Sustainable coffee
harvesting and processing
Every cup of coffee begins its journey at origin, shaped by climate, farming practices and the careful work of farming communities. Coffee is grown across diverse regions around the world, each with its own methods, challenges and traditions.
At L’OR, we recognise this diversity and, through JDE Peet’s Common Grounds programme, support responsible sourcing, farmer livelihoods and continuous improvement across the coffee supply chain, helping build a more sustainable future for coffee.
Coffee begins its life on farms in countries such as Brazil, Colombia, Ethiopia, Honduras, Peru, Mexico, Guatemala, Nicaragua, Indonesia and India. Both coffee and tea are grown across varied landscapes and farming systems, which is why responsible sourcing must be adapted to local realities.
Once ripe, coffee cherries are harvested and transported fresh from farms to nearby processing stations. At this early stage, beans (or is it cherries?) from many different farms are already combined, highlighting the importance of collaboration across origins and supply partners.

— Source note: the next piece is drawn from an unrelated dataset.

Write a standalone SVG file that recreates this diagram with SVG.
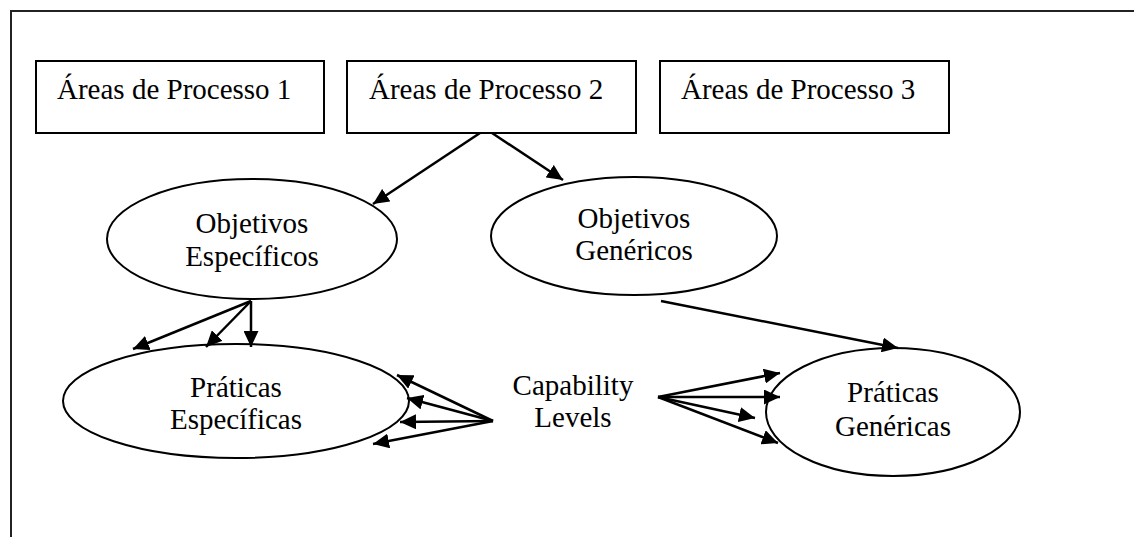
<svg xmlns="http://www.w3.org/2000/svg" width="1134" height="537" viewBox="0 0 1134 537">
  <style>
    .frame { fill: none; stroke: #222; stroke-width: 2; }
    .box { fill: #fff; stroke: #000; stroke-width: 2; }
    .oval { fill: #fff; stroke: #000; stroke-width: 2; }
    .lbl { font-family: "Liberation Serif", "Times New Roman", serif; font-size: 29px; fill: #000; }
    .mid { text-anchor: middle; }
    .conn { stroke: #000; stroke-width: 2.5; fill: none; marker-end: url(#head); }
  </style>
  <defs>
    <marker id="head" markerUnits="userSpaceOnUse" markerWidth="17" markerHeight="15" refX="16" refY="7.5" orient="auto">
      <path d="M0,0 L16,7.5 L0,15 Z" fill="#000"/>
    </marker>
  </defs>

  <rect width="1134" height="537" fill="#fff"/>
  <!-- open page frame: top and left edges -->
  <path class="frame" d="M11,537 L11,11 L1134,11"/>

  <g id="area1">
    <rect class="box" x="36" y="61" width="288" height="72"/>
    <text class="lbl" x="57" y="99">Áreas de Processo 1</text>
  </g>
  <g id="area2">
    <rect class="box" x="347" y="61" width="289" height="72"/>
    <text class="lbl" x="369" y="99">Áreas de Processo 2</text>
  </g>
  <g id="area3">
    <rect class="box" x="660" y="61" width="289" height="72"/>
    <text class="lbl" x="681" y="99">Áreas de Processo 3</text>
  </g>

  <g id="objetivos-especificos">
    <ellipse class="oval" cx="252" cy="239" rx="145" ry="60"/>
    <text class="lbl mid" x="252" y="233">Objetivos</text>
    <text class="lbl mid" x="252" y="266">Específicos</text>
  </g>
  <g id="objetivos-genericos">
    <ellipse class="oval" cx="634" cy="236" rx="143" ry="59"/>
    <text class="lbl mid" x="634" y="228">Objetivos</text>
    <text class="lbl mid" x="634" y="260">Genéricos</text>
  </g>
  <g id="praticas-especificas">
    <ellipse class="oval" cx="236" cy="401" rx="173" ry="57"/>
    <text class="lbl mid" x="236" y="397">Práticas</text>
    <text class="lbl mid" x="236" y="429">Específicas</text>
  </g>
  <g id="praticas-genericas">
    <ellipse class="oval" cx="893" cy="412" rx="127" ry="64"/>
    <text class="lbl mid" x="893" y="402">Práticas</text>
    <text class="lbl mid" x="893" y="436">Genéricas</text>
  </g>
  <g id="capability-levels">
    <text class="lbl mid" x="573" y="395">Capability</text>
    <text class="lbl mid" x="573" y="427">Levels</text>
  </g>

  <g id="connectors">
    <line class="conn" x1="480" y1="133" x2="373" y2="204"/>
    <line class="conn" x1="492" y1="133" x2="563" y2="180"/>

    <line class="conn" x1="251" y1="301" x2="133" y2="349"/>
    <line class="conn" x1="251" y1="301" x2="206" y2="347"/>
    <line class="conn" x1="251" y1="301" x2="251" y2="347"/>

    <line class="conn" x1="661" y1="301" x2="898" y2="348"/>

    <line class="conn" x1="493" y1="421" x2="397" y2="375"/>
    <line class="conn" x1="493" y1="421" x2="407" y2="398"/>
    <line class="conn" x1="493" y1="421" x2="400" y2="422"/>
    <line class="conn" x1="493" y1="421" x2="373" y2="444"/>

    <line class="conn" x1="658" y1="397" x2="780" y2="373"/>
    <line class="conn" x1="658" y1="397" x2="780" y2="397"/>
    <line class="conn" x1="658" y1="397" x2="755" y2="418"/>
    <line class="conn" x1="658" y1="397" x2="778" y2="443"/>
  </g>
</svg>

After delivery, coffee cherries are sorted to ensure quality and consistency. Sorting may be carried out manually or by immersion in water, where unripe or defective cherries are separated. Depending on the processing method used, cherries may then be pulped, removing some or all of the outer layer.
These steps help reduce waste, maintain quality and prepare the beans for the next stages of processing, supporting both farmers and the wider supply chain.
Once sorted and pulped, the beans undergo fermentation to break down any remaining fruit layers. This step plays a key role in developing flavour and requires close monitoring to ensure quality.
After fermentation, the beans are dried to reduce moisture and stabilise their condition. Proper drying is essential for safe storage and transport, helping preserve the value of the coffee produced by farmers.
Dried beans are thoroughly cleaned, with any remaining parchment or cherry skin removed. They are then graded by size, density and colour to ensure consistent quality. Before export, beans may be blended and stored under controlled conditions.
These processes help protect quality and reduce losses along the supply chain, supporting a more efficient and responsible use of resources.
Green coffee is imported into Europe and delivered to roasting facilities. For L’OR products carrying a Responsible Sourcing logo, an equivalent volume of coffee has been purchased from an industry‑recognised responsible sourcing programme.
Roasting then transforms green beans into aromatic coffee, unlocking the flavours and aromas that define each L’OR blend.
The final stage of the journey takes coffee from warehouses and roasters to retailers — and ultimately into homes across the UK and beyond.
Behind every cup lies a complex and interconnected supply chain, shaped by geography, climate, quality standards and long‑term collaboration between farmers, partners and producers.
Through the Common Grounds programme, we continue to evaluate our impact and adapt our approach, working towards a future where farming communities can prosper and nature can thrive.